DM has extreme form for erratic, spontaneous and ill-considered behaviour. I feel that in this day and age she would most likely get a bipolar diagnosis, but she won't engage properly with MH services or follow any recommendations from family/friends regarding this matter. She has left a trail of divorces and tempestuous relationships in her wake, and decided to walk out on Dsis and I in our teens to follow some Disney-esque dream of life on another continent. I fully believe that she intended for us to follow, and justified her choice to herself in these terms, but of course neither of us did and she has only been a transient presence in our lives for 15+ years now (this is perhaps a shining example of the behaviours she displays during a mania phase, some with long lasting ramifications).

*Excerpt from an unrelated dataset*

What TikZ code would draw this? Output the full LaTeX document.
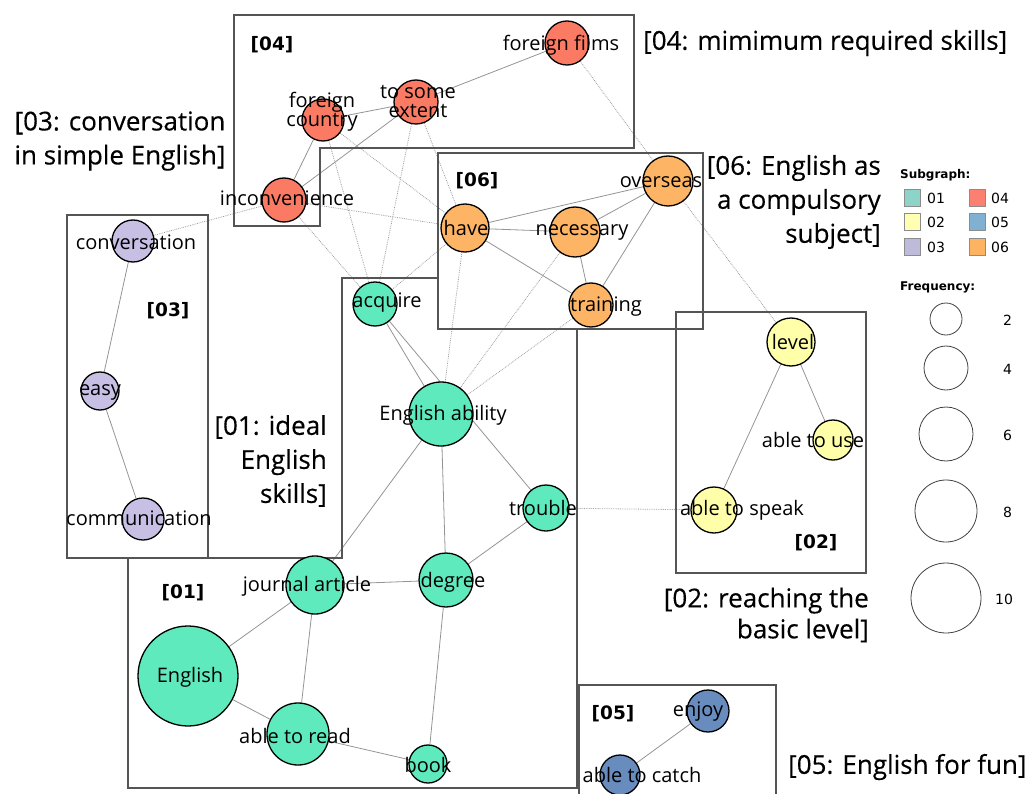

She also displays some severe arrested-development tendencies in her emotional interactions with others, and will infantilise herself in a situation to try and delegate responsibility for her fears and anxieties. I remember her discussing all of her relationship issues with me as a child (I was referred to as her 'little psychiatrist') and it is only as an adult in a healthy relationship that I have come to realise how seriously fucked that this dynamic is/was. Needless to say, I have been left with a mess of social and general anxiety issues which I am just beginning on the road to working through, with professional help.
The point of all this is that, after all this time, DM is now talking about moving back and integrating herself into family life more. Recent interactions with her have confirmed my suspicions that she has made no improvement on her boundary issues, including (trigger warning) discussing her suicidal impulses in front of 2-year old DD and telling her that 'Grandma is just having a bad day'. I wasn't there to hear this personally: DW reported back to me, I would have come down on it like a ton of bricks if I'd heard it firsthand. DM has literally no self-awareness of the damage that this foisting off of your emotional baggage onto children who should not be exposed to, or feel responsible for, such matters can cause. Whilst she presents the outward image of a guilty martyr, she is in a lot of ways spectacularly selfish.
My instinct is to go into protective mode for DC: I absolutely will not have them exposed to the same shit, unhealthy dynamic that I experienced as a child. Frankly, I do not trust DM to know where the limits lie if she had them alone for a day/afternoon etc., as she has suggested she might when she is living nearby again. She definitely loves them and the rest of the family - I'm not querying that - but I am also a walking testament to the fact that that is really not enough. Whilst I obviously cannot and would not stop her from returning home, WIBU to prevent her from seeing the DC?